Заслуживает внимания отношение Гумилева к Блоку. Он высоко его ценил, никогда не позволял себе сколько-нибудь пренебрежительного отзыва о нем. Но в той литературной игре, которую он вел, Блок ему мешал. Он предпочел бы, чтобы Блок остался одиночкой, вне тех бесчисленных нитей любви, которые к нему тянулись. С обаянием Блока он ничего поделать не мог и бессилие свое сознавал. В последние годы жизни оба поэта стали друг друга чуждаться, даже совсем разошлись, а ревность Гумилева к Блоку и к ореолу, его окружавшему, еще усилилась.

Не знаю, отдавал ли он себе отчет в том, что поэтическое дарование его уступает блоковскому. Он верил в себя, да и в окружении его было немало льстецов, веру эту поддерживавших. Впрочем, цену лести Гумилев знал и однажды, после того как один из начинающих стихотворцев с жаром уверял его, что вот был Данте, был Гёте, был Пушкин, а теперь есть у нас Гумилев, он, добродушно посмеиваясь, сказал: “Знаю, что врет, подлец, а слушать приятно”. Несомненно, в стихах Гумилева много достоинств: отчетливость и чистота стиля, энергия ритма, последовательность в развитии замысла и композиция. Не менее несомненно, однако, и то, что им недостает таинственного “чего-то”, которое оправдывает самое существование поэзии, – того “чего-то”, которое, не говоря уж о Блоке, всегда слышится у только что названных Ахматовой и Мандельштама.

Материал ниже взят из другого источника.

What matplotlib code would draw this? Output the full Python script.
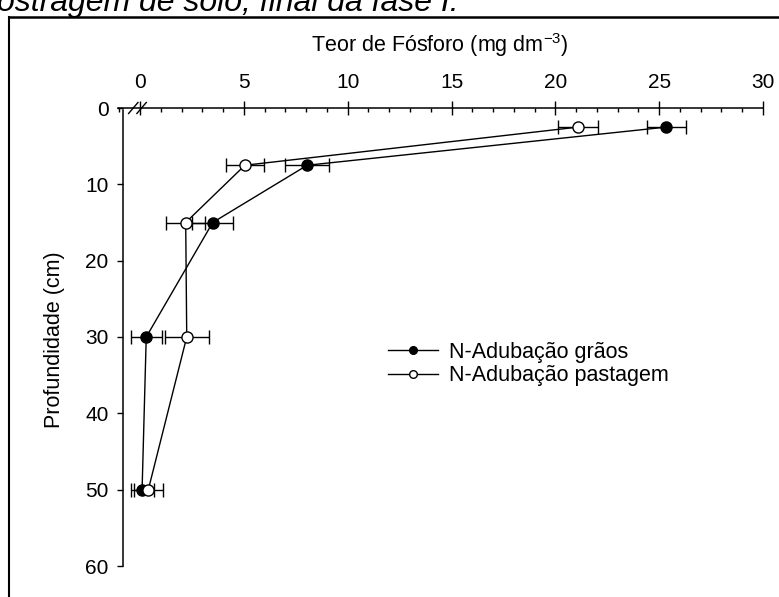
import matplotlib
matplotlib.use("Agg")
import matplotlib.pyplot as plt
from matplotlib.lines import Line2D
from matplotlib.ticker import MultipleLocator

plt.rcParams['font.family'] = ['Liberation Sans', 'DejaVu Sans']

# Soil phosphorus content by depth
depth = [2.5, 7.5, 15, 30, 50]
p_graos = [25.35, 8.05, 3.5, 0.3, 0.1]
err_graos = [0.95, 1.05, 1.0, 0.75, 0.55]
p_pastagem = [21.1, 5.05, 2.2, 2.25, 0.4]
err_pastagem = [0.95, 0.92, 0.95, 1.05, 0.7]

series_labels = ["N-Adubação grãos", "N-Adubação pastagem"]
x_ticks = [0, 5, 10, 15, 20, 25, 30]
y_ticks = [0, 10, 20, 30, 40, 50, 60]

W, H = 779, 597
fig = plt.figure(figsize=(W / 100, H / 100), dpi=100)

# outer frame (left and top edges)
fig.add_artist(Line2D([9 / W, 9 / W], [0, 1 - 17 / H], transform=fig.transFigure,
                      color='black', lw=1.5))
fig.add_artist(Line2D([9 / W, 1], [1 - 17 / H, 1 - 17 / H], transform=fig.transFigure,
                      color='black', lw=1.8))

# caption running off the top edge
fig.text(-3 / W, 1 - 11 / H, "ostragem de solo, final da fase I.", fontsize=23,
         style='italic', ha='left', va='baseline')

ax = fig.add_axes([118 / W, 1 - 566 / H, (763 - 118) / W, (566 - 108) / H])
ax.set_xlim(-1.06, 30)
ax.set_ylim(60, 0)

kw = dict(color='black', lw=1.0, elinewidth=1.0, capsize=4.8, capthick=1.0,
          markersize=8.0, markeredgewidth=1.0, markeredgecolor='black')
ax.errorbar(p_graos, depth, xerr=err_graos, fmt='-o', markerfacecolor='black',
            zorder=3, **kw)
ax.errorbar(p_pastagem, depth, xerr=err_pastagem, fmt='-o', markerfacecolor='white',
            zorder=4, **kw)

for s in ['bottom', 'right']:
    ax.spines[s].set_visible(False)
ax.spines['top'].set_linewidth(1.1)
ax.spines['left'].set_linewidth(1.1)
ax.spines['left'].set_position(('data', -0.82))
ax.spines['left'].set_bounds(0.3, 60)

ax.xaxis.set_ticks_position('top')
ax.set_xticks(x_ticks)
ax.xaxis.set_minor_locator(MultipleLocator(1))
ax.tick_params(axis='x', which='major', direction='inout', length=9.5, width=1.0,
               pad=7.0, labelsize=15)
ax.tick_params(axis='x', which='minor', direction='in', length=3.0, width=1.0)
ax.set_yticks(y_ticks)
ax.tick_params(axis='y', which='major', direction='out', length=4.3, width=1.0,
               pad=6.0, labelsize=15)

# axis break marks on the top axis
tr = ax.get_xaxis_transform()
for x0 in (-0.55, -0.15):
    ax.plot([x0, x0 + 0.45], [1 - 0.012, 1 + 0.012], transform=tr, color='black',
            lw=1.0, clip_on=False, zorder=5)

fig.text(440 / W, 1 - 45 / H, r"Teor de Fósforo (mg dm$^{\mathregular{-3}}$)",
         fontsize=15.5, ha='center', va='center')
fig.text(55 / W, 1 - 340 / H, "Profundidade (cm)", fontsize=15.5, rotation=90,
         ha='center', va='center')

handles = [
    Line2D([], [], color='black', lw=1.0, marker='o', markersize=5.5,
           markerfacecolor='black', markeredgecolor='black'),
    Line2D([], [], color='black', lw=1.0, marker='o', markersize=5.5,
           markerfacecolor='white', markeredgecolor='black'),
]
ax.legend(handles, series_labels, loc='upper left',
          bbox_to_anchor=(388 / W, 1 - 342 / H), bbox_transform=fig.transFigure,
          frameon=False, fontsize=15.5, handlelength=2.3, handletextpad=0.55,
          labelspacing=0.1, borderpad=0, borderaxespad=0)

fig.savefig("out.png", dpi=100)
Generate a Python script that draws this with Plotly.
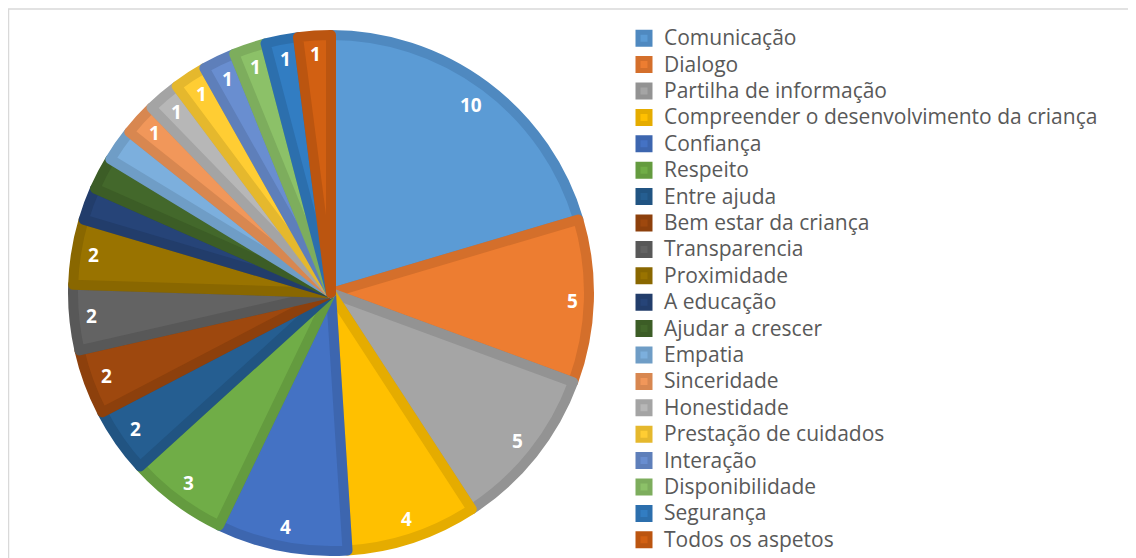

В наши дни у Гумилева много почитателей, больше, чем можно было ждать. Замечательно и показательно, однако, что преобладают среди них люди, которых прельщает главным образом волевая окраска гумилевских стихов, их идеологическая и эмоциональная сущность, отсутствие в них каких-либо соблазнов и даже сомнений. Мир, представленный в поэзии Гумилева, – мир светлый, дневной, без загадок, без чего-либо смущающего или пугающего. Это мир спокойный и благополучный. Гумилев удовлетворен бытием, никуда из него не рвется, никаких “звуковых небес”, всю жизнь томивших лермонтовскую “душу младую”, не вспоминает. Он восстанавливает образ поэзии как благотворного, благородного, общеполезного дела, и это-то вероятно и дорого людям, озабоченным упорядочением человеческого существования. Их не может не удовлетворять, даже не может не радовать то, что известный, общепризнанный поэт оказался их союзником, их сотрудником, а не уклончивым, угрюмым мечтателем, который того и гляди обернется тайным врагом.

Смерть Гумилева – одно из очередных несчастий в долгом мартирологе русской поэзии, – прервала его творческую деятельность в самом расцвете сил. Как бы ни казалось это парадоксально, революция удвоила, удесятерила его энергию. Политически он был ее убежденным противником. Монархические свои взгляды он всячески подчеркивал, как подчеркивал и верность православию, – например, останавливался на улице перед церквами, снимал шляпу, кланялся и крестился. Но с этим уживалась и надежда, что рано или поздно, когда прекратится террор, когда мало-помалу все войдет в норму, ему удастся убедить главарей нового строя в огромном жизнеутверждающем значении поэзии и что они представят ему, именно ему, возможность доказать это значение на деле. Надежда была крайне расплывчата, но несбыточной Гумилев ее не считал. Видел я его в последний раз за несколько дней до ареста, и был это, пожалуй, самый мой долгий разговор с ним за все время, что я его знал. Участвовал в беседе и Георгий Иванов. Не помню, в связи с чем Гумилев заговорил об Иннокентии Анненском, с раздражением назвал его неврастеником и сказал, что раскаивается в своей давней, восторженной его оценке: автор “Кипарисового ларца” будто бы поэт незначительный, никакого будущего у него нет и быть не может. В новых его планах и мечтаниях с Анненским было ему уже не по пути, как не по пути было с Блоком.

Недели через две путь этот оборвался: Гумилев был расстрелян. Кто его знал, не может сомневаться, что умер он с тем же достоинством, с тем же мужеством и той же простотой, крепкой верой, которой проникнута его поэзия.